Later Pi imagines the different responses of the atheist and the agnostic to the moment of death:

I can well imagine an atheist’s last words: “White, white! L-L-Love! My
God!”—and the deathbed leap of faith. Whereas the agnostic, if he stays true to his reasonable self, if he stays beholden to dry, yeastless factuality, might
try to explain the warm light bathing him by saying, “Possibly a f-f-failing
oxygenation of the b-b-brain,’ and to the very end, lack imagination and miss
the better story.


Perhaps the first quote explains why I walk; and I suppose that public transport could sometimes be described as immobile. I wouldn’t, however, characterise doubt as static. I think doubt is the opposite of stasis. Doubt is a state of never arriving; surely it’s resting after the arrival at an imagined certainty that produces inactivity?

I don’t really wish to argue the point of that last sentence. I don’t want to reproduce Pi’s (Martel’s?) binary in a mirror image, valorising doubt above faith instead. I’m not against faith; I believe in the concept of God to the extent that as an idea s/he has an affect on the way people live and act. I’m not just talking about conflicts between faiths that might be pointed to as a factor in wars , but a whole range of human thought and action. I would reject some aspects of ‘God’, but there are others that I think are beneficial, not only to individuals who believe in God/s, but also to those who don’t believe or who have doubts.

On the question of stasis, not even Pi is entirely against attributing value to immobility, admittedly as a temporary state. After his ship-wreck and castaway ordeal, when he goes on to live in Canada, he studies the thyroid gland of the three toed sloth whose ‘only real habit is indolence’. The sloth is a comfort to his shattered soul. Perhaps I am being too literal in my identification of stasis here, but there is another moment where Pi comments that:

Christianity is a religion in a rush. Look at the world created in seven days. Even on a symbolic level, that’s creation in a frenzy. To one born in a religion where the battle for a single soul can be a relay race run over many centuries, with innumerable generations passing along the baton, the quick resolution of Christianity has a dizzying effect. If Hinduism flows placidly like the Ganges, then Christianity bustles like Toronto at rush hour. It is a religion as swift as a swallow, as urgent as an ambulance. It turns on a dime, expresses itself in the instant. In a moment you are lost or saved.
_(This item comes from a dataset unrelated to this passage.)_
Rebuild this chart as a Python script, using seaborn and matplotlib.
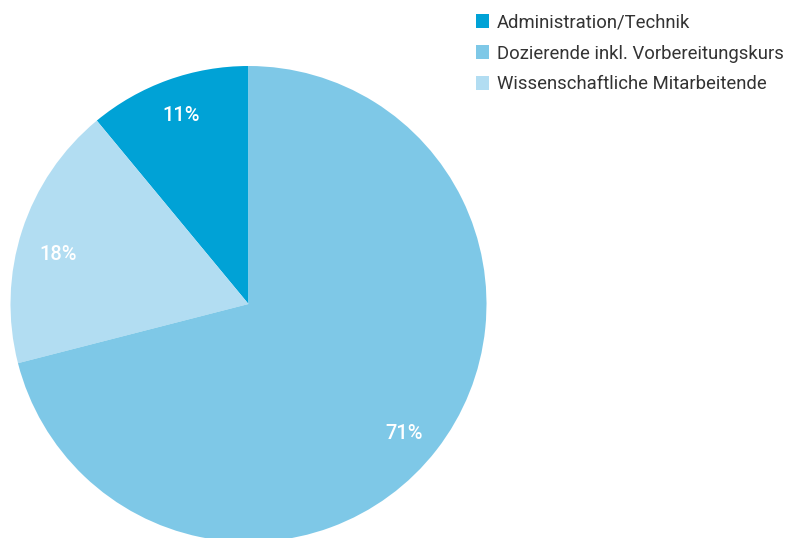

I suppose the purpose of highlighting these examples of indolence or positive stasis is to question Pi’s otherwise negative characterisation of stasis as necessarily inferior to movement. In my Master’s thesis I wrote in the chapter on my methodological approach about the ‘stasis induced by ethical quandary’. While I was living through that stasis it was an awful, awful time but in a strange way it was a productive kind of immobility (Nietzsche would probably approve of my pain).

The other aspect of Pi’s (Martel’s?) thoughts that I take issue with is his assertion that agnostics are ‘beholden to ... yeastless factuality’. Perhaps I’m misinterpreting what he means by agnosticism here. In the popular sense, isn’t agnosticism uncertainty about the existence of God/s. Not knowing seems to me to offer countless possibilities for the imagination. To admit honestly not to know about whether God exists surely allows not only the deathbed possibility of ‘failing oxygenation of the brain’ but the equal possibility of the discover of love and faith, and a whole lot more But if agnosticism is to only believe in that which is materially verifiable then maybe Pi is right to decry a preoccupation with facts? Is there a place to express doubt about the existence of God/s yet still enjoy a good story? Surely there are whole realms of imagination that are precluded by both agnosticism and faith (and atheism, for that matter) that offer boundless possibilities for the imagination?

I fear this has all been too much philosophy so early in the new year...

Happy New Year! Whether that entails spending time lolling on the beach or being buffeted by the winds and waves of adversity in order to become a ‘higher person’—I will do both—I wish you well for the year ahead.